=== Problem statement ===
Repeat exactly the lines running from the line that contains "Clone this chart in matplotlib." to the line that contains "26, 23, 21]"; include both ends and add nothing.

=== Figure scripts ===
****

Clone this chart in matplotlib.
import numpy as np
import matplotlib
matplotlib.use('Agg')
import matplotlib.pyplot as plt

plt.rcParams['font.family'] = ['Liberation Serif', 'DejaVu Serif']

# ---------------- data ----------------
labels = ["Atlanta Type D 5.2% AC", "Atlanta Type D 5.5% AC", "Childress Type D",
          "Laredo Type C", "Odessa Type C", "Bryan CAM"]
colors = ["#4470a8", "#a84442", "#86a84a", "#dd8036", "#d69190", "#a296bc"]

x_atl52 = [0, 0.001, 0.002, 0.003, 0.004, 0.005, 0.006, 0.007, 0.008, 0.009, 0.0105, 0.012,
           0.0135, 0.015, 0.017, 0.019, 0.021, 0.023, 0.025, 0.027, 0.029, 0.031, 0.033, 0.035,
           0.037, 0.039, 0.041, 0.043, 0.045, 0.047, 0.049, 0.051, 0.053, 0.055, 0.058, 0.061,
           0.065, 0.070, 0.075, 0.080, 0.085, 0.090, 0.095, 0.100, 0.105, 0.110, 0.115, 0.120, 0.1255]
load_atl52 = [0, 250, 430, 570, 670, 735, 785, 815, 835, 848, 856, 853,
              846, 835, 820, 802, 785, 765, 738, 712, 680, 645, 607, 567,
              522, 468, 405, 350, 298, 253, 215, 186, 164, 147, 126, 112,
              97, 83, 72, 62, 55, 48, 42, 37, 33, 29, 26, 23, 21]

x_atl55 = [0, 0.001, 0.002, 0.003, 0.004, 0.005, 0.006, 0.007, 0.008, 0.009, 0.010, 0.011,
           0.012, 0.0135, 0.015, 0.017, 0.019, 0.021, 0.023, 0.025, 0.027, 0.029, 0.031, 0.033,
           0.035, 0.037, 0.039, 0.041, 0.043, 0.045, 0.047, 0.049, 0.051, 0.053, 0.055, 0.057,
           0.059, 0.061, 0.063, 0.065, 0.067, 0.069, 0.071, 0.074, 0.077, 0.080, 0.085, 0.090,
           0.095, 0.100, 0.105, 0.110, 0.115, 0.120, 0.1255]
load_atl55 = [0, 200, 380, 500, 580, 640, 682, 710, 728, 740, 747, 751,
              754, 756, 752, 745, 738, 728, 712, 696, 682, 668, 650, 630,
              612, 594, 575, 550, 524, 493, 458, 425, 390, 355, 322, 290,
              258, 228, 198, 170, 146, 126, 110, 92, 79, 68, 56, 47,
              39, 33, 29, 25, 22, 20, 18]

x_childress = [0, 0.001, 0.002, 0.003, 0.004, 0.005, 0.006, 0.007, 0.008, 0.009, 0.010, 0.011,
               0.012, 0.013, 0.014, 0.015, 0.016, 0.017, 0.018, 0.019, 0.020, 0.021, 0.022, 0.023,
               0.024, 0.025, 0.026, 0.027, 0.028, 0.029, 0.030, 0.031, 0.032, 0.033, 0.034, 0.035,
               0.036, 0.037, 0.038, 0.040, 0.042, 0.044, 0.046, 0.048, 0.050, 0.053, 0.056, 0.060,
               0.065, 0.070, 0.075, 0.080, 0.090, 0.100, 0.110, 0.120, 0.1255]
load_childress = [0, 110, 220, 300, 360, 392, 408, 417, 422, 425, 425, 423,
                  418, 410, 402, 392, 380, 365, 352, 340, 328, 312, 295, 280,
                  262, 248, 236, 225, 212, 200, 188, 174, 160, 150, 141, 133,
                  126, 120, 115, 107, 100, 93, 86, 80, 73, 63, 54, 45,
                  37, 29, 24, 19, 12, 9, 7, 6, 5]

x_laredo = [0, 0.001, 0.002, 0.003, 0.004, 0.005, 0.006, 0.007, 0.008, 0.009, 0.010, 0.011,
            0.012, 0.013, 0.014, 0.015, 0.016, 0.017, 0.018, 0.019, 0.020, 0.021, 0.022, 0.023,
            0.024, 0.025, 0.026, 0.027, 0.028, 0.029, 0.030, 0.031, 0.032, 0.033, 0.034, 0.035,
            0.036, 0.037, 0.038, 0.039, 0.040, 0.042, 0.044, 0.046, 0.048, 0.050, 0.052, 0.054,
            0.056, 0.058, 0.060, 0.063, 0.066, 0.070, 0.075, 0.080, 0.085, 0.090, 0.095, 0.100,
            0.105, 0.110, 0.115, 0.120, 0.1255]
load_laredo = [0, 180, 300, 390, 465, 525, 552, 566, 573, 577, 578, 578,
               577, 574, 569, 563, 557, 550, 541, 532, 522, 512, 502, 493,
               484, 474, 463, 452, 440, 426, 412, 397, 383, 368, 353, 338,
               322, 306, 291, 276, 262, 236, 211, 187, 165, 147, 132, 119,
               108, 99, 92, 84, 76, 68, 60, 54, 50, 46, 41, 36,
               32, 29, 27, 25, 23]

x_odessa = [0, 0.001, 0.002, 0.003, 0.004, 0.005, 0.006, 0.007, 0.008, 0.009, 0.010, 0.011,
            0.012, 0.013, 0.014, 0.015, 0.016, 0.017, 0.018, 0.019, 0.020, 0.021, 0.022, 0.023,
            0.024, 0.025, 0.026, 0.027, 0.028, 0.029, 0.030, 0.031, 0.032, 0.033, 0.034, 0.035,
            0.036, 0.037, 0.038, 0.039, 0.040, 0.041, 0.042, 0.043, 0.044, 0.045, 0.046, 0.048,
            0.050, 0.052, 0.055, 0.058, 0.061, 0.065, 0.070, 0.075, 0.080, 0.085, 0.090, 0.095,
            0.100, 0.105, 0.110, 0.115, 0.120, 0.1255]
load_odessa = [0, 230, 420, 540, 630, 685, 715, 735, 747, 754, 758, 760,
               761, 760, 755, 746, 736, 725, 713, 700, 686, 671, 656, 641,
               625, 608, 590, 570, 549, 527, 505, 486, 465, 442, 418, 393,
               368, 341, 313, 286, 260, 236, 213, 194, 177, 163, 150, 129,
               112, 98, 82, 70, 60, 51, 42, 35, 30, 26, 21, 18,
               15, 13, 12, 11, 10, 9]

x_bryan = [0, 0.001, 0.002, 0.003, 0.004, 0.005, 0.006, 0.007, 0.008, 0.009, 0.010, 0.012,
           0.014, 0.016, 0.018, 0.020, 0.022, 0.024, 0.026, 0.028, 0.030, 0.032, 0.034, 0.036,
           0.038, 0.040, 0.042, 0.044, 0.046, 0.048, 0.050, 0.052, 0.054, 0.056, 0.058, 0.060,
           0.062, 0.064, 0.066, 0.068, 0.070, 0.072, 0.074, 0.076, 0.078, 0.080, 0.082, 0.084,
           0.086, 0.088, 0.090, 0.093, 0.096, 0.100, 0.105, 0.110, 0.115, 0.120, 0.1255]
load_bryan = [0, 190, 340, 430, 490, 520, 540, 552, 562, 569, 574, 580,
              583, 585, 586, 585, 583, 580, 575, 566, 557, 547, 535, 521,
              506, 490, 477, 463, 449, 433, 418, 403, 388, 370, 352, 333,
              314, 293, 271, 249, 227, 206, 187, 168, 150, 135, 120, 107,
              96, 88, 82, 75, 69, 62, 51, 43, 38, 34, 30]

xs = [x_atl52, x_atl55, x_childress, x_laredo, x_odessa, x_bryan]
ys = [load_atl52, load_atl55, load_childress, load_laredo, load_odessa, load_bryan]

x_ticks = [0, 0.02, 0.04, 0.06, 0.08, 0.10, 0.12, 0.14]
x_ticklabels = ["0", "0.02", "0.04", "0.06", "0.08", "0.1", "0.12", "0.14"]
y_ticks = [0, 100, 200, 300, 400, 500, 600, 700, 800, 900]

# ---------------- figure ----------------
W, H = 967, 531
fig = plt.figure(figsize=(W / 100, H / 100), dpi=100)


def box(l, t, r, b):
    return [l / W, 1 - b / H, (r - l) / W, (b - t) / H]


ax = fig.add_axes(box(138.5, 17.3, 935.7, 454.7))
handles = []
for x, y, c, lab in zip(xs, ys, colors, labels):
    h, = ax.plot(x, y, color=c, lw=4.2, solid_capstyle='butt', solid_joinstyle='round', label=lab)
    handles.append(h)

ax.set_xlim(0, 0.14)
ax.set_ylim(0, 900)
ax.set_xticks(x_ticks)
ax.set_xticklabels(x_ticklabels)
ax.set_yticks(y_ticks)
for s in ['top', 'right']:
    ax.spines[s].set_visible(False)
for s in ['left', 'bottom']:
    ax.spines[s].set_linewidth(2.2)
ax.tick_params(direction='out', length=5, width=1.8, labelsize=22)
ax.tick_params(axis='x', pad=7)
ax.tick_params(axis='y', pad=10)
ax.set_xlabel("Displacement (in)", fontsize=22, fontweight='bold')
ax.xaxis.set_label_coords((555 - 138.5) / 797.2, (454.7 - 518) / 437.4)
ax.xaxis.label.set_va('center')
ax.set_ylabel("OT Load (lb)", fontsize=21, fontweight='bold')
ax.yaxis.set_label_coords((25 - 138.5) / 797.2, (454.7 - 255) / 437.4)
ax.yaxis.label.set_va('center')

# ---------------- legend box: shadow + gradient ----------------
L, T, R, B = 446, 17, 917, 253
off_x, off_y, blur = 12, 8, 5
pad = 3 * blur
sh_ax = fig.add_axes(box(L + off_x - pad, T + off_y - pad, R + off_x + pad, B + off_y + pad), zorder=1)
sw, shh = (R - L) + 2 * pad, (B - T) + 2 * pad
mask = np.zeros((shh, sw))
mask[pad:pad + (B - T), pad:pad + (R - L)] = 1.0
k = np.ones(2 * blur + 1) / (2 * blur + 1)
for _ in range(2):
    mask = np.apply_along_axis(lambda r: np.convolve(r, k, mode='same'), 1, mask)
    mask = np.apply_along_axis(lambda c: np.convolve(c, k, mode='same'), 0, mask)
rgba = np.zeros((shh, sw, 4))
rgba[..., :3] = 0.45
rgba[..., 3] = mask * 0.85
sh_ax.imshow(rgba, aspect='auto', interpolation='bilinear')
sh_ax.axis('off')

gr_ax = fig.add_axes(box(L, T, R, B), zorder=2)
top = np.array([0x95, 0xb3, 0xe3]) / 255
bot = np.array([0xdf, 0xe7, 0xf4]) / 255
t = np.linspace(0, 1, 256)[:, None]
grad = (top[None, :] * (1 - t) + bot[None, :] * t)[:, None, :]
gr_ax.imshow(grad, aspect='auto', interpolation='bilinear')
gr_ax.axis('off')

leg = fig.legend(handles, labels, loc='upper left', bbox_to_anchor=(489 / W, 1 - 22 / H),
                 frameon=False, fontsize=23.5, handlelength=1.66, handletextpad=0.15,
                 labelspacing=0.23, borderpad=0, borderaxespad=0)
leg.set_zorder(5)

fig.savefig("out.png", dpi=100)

****

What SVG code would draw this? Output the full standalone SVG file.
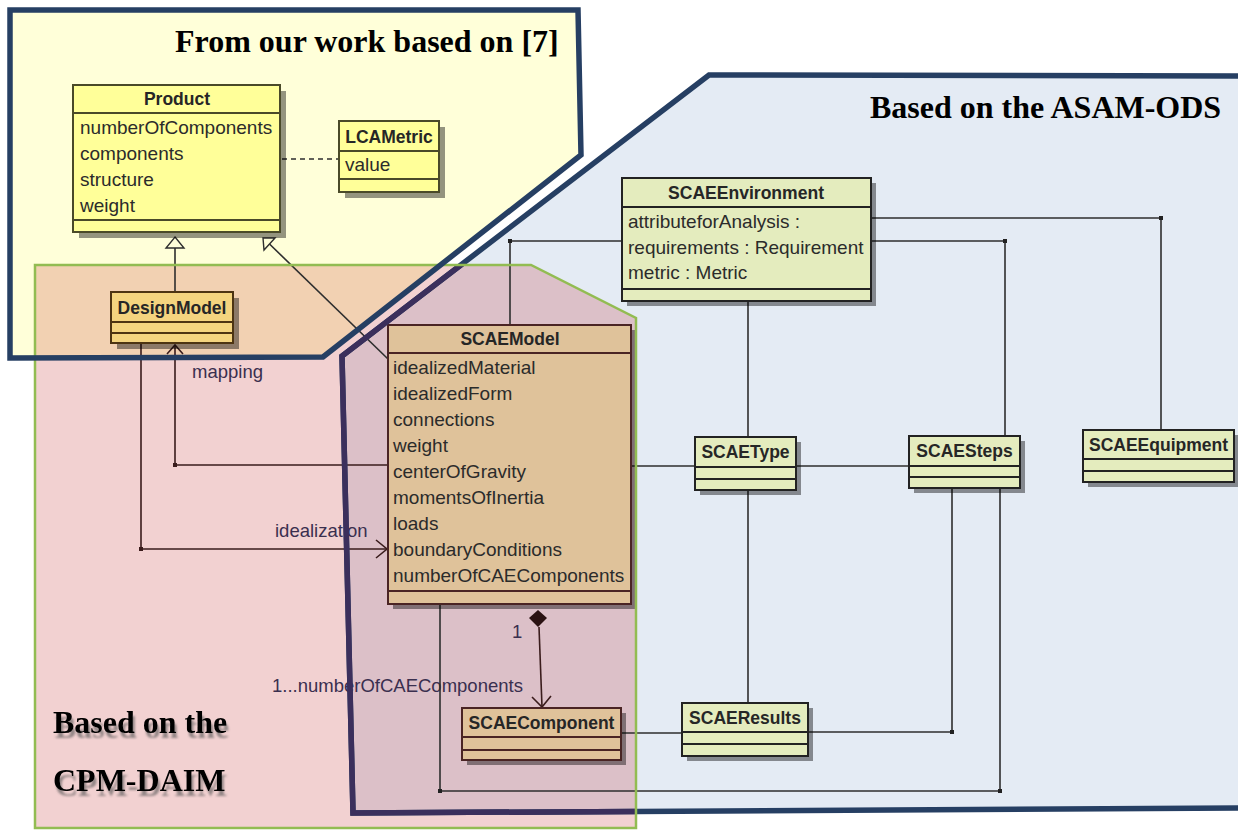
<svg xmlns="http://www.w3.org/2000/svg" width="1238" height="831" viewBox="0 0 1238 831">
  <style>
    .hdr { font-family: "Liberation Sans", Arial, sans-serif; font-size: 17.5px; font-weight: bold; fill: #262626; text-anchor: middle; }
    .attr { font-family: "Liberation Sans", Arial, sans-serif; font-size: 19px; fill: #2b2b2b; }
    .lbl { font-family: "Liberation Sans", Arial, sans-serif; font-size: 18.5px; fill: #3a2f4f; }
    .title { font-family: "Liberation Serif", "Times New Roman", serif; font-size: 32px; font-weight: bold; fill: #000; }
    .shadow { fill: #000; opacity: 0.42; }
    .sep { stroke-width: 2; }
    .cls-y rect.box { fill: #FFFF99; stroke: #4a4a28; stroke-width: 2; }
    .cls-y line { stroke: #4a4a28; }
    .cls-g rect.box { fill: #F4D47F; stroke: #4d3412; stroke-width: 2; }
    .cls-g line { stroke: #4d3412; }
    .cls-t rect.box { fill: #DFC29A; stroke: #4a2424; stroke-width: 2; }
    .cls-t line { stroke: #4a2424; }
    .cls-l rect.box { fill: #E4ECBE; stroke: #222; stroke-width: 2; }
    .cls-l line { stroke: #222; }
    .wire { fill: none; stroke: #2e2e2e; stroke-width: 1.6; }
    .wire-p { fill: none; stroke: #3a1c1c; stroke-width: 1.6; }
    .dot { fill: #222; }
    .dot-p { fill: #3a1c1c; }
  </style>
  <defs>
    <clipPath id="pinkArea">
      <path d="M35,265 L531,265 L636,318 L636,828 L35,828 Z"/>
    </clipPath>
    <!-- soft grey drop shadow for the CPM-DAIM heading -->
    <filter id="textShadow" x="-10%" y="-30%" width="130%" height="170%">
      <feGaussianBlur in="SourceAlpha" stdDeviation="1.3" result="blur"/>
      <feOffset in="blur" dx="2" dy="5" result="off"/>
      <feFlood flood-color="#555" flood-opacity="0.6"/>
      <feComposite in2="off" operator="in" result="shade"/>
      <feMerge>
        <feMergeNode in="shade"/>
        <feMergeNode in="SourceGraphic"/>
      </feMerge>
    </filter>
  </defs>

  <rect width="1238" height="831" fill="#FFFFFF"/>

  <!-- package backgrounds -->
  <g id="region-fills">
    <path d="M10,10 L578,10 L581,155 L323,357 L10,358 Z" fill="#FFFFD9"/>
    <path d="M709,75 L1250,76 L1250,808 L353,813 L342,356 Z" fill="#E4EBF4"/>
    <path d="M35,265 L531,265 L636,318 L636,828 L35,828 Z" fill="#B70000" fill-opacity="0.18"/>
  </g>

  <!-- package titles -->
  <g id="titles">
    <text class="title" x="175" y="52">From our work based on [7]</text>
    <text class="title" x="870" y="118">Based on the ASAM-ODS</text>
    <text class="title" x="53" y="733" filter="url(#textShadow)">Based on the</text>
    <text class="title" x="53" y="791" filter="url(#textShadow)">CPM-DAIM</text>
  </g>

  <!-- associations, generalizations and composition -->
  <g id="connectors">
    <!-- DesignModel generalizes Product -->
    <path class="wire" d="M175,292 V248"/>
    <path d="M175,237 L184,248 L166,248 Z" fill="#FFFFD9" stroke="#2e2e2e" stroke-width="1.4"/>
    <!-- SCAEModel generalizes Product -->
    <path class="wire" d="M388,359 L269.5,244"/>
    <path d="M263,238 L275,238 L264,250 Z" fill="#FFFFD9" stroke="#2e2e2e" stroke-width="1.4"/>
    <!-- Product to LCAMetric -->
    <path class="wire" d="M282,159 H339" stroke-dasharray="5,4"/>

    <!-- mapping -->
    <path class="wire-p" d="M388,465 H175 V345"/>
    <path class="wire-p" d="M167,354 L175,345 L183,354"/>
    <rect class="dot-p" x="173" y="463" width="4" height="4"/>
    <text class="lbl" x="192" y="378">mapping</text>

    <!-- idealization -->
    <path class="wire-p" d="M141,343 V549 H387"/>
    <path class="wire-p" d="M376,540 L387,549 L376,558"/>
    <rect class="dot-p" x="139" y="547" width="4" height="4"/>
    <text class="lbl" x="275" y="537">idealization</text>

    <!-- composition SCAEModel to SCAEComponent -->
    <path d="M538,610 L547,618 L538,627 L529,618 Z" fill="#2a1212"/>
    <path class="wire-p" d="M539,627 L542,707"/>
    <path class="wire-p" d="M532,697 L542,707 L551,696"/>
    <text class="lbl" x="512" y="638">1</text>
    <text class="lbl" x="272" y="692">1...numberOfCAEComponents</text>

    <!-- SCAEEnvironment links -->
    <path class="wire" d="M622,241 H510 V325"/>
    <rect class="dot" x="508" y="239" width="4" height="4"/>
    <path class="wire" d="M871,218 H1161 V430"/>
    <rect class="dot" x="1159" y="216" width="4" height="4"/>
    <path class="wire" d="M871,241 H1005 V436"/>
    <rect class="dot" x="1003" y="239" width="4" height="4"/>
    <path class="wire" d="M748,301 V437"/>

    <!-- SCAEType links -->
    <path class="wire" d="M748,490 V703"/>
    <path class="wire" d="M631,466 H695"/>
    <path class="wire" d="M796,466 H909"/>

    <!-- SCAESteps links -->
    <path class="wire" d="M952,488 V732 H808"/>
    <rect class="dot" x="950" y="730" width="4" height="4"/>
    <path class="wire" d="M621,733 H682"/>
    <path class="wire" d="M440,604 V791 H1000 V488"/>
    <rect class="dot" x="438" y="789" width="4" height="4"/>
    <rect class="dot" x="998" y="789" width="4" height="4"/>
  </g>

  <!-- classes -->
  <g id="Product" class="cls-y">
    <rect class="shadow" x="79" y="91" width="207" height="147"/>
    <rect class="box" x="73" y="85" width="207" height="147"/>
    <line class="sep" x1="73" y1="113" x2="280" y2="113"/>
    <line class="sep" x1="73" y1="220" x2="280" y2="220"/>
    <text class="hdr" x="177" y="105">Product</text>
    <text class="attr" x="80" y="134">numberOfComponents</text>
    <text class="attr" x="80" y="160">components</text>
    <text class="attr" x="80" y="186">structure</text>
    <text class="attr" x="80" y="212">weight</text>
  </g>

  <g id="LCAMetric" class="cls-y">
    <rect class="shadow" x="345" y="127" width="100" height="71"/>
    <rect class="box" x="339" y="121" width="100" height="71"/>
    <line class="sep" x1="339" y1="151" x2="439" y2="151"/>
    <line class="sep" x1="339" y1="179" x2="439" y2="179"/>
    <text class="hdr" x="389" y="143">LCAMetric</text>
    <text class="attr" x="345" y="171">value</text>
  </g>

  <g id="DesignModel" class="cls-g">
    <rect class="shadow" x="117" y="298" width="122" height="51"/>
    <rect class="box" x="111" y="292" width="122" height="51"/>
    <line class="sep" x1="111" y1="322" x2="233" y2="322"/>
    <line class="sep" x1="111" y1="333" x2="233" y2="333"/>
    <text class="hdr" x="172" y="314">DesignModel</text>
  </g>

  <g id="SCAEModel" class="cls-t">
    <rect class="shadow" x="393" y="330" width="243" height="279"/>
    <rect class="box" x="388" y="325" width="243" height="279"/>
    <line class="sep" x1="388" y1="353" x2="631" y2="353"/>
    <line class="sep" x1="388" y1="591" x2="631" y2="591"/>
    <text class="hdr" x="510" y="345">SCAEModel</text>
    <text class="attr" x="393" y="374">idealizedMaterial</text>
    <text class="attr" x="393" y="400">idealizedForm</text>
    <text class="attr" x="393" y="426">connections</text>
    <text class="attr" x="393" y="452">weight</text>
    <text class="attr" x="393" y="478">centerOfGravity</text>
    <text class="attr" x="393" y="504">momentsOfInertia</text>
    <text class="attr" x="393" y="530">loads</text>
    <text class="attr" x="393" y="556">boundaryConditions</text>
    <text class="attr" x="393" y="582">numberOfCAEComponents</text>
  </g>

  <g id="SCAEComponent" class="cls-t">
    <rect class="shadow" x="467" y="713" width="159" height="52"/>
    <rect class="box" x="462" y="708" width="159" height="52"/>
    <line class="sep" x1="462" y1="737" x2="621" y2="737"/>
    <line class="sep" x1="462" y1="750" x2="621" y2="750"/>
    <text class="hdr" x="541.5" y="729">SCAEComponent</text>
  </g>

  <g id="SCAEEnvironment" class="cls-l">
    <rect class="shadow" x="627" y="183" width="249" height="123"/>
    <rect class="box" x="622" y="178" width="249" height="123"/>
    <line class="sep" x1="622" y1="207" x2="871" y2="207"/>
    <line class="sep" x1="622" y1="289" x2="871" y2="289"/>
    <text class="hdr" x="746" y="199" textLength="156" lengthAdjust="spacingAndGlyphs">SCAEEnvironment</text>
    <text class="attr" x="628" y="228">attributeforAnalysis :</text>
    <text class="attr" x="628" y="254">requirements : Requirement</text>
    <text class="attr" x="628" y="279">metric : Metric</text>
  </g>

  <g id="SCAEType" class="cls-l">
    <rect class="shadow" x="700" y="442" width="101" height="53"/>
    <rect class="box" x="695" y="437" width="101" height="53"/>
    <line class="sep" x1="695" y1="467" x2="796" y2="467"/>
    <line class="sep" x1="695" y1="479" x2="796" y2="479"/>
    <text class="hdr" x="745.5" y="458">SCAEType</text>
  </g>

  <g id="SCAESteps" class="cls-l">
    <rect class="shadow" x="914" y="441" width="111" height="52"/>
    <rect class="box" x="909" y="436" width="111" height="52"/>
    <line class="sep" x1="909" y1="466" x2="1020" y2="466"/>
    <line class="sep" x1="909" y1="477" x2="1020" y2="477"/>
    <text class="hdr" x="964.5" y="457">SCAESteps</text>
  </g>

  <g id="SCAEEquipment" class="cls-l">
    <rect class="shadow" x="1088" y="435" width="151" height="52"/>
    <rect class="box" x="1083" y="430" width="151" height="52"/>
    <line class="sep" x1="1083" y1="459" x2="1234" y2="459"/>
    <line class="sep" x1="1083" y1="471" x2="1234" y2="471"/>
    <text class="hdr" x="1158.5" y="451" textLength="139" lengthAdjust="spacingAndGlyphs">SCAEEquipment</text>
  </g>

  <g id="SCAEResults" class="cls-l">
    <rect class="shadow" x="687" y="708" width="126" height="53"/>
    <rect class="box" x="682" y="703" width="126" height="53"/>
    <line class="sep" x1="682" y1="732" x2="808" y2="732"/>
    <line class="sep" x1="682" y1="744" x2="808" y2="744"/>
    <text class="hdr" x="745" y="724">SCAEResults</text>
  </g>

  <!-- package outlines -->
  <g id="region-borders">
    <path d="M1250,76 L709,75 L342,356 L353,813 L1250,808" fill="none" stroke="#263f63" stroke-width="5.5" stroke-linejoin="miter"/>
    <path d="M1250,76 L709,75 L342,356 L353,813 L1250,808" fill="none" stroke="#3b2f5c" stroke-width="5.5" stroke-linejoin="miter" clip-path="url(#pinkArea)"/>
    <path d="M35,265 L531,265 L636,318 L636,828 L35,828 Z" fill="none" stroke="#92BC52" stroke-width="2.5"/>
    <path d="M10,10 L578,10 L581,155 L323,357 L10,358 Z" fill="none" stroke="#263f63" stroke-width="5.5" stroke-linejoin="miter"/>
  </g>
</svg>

****

=== Expected answer ===
Clone this chart in matplotlib.
import numpy as np
import matplotlib
matplotlib.use('Agg')
import matplotlib.pyplot as plt

plt.rcParams['font.family'] = ['Liberation Serif', 'DejaVu Serif']

# ---------------- data ----------------
labels = ["Atlanta Type D 5.2% AC", "Atlanta Type D 5.5% AC", "Childress Type D",
          "Laredo Type C", "Odessa Type C", "Bryan CAM"]
colors = ["#4470a8", "#a84442", "#86a84a", "#dd8036", "#d69190", "#a296bc"]

x_atl52 = [0, 0.001, 0.002, 0.003, 0.004, 0.005, 0.006, 0.007, 0.008, 0.009, 0.0105, 0.012,
           0.0135, 0.015, 0.017, 0.019, 0.021, 0.023, 0.025, 0.027, 0.029, 0.031, 0.033, 0.035,
           0.037, 0.039, 0.041, 0.043, 0.045, 0.047, 0.049, 0.051, 0.053, 0.055, 0.058, 0.061,
           0.065, 0.070, 0.075, 0.080, 0.085, 0.090, 0.095, 0.100, 0.105, 0.110, 0.115, 0.120, 0.1255]
load_atl52 = [0, 250, 430, 570, 670, 735, 785, 815, 835, 848, 856, 853,
              846, 835, 820, 802, 785, 765, 738, 712, 680, 645, 607, 567,
              522, 468, 405, 350, 298, 253, 215, 186, 164, 147, 126, 112,
              97, 83, 72, 62, 55, 48, 42, 37, 33, 29, 26, 23, 21]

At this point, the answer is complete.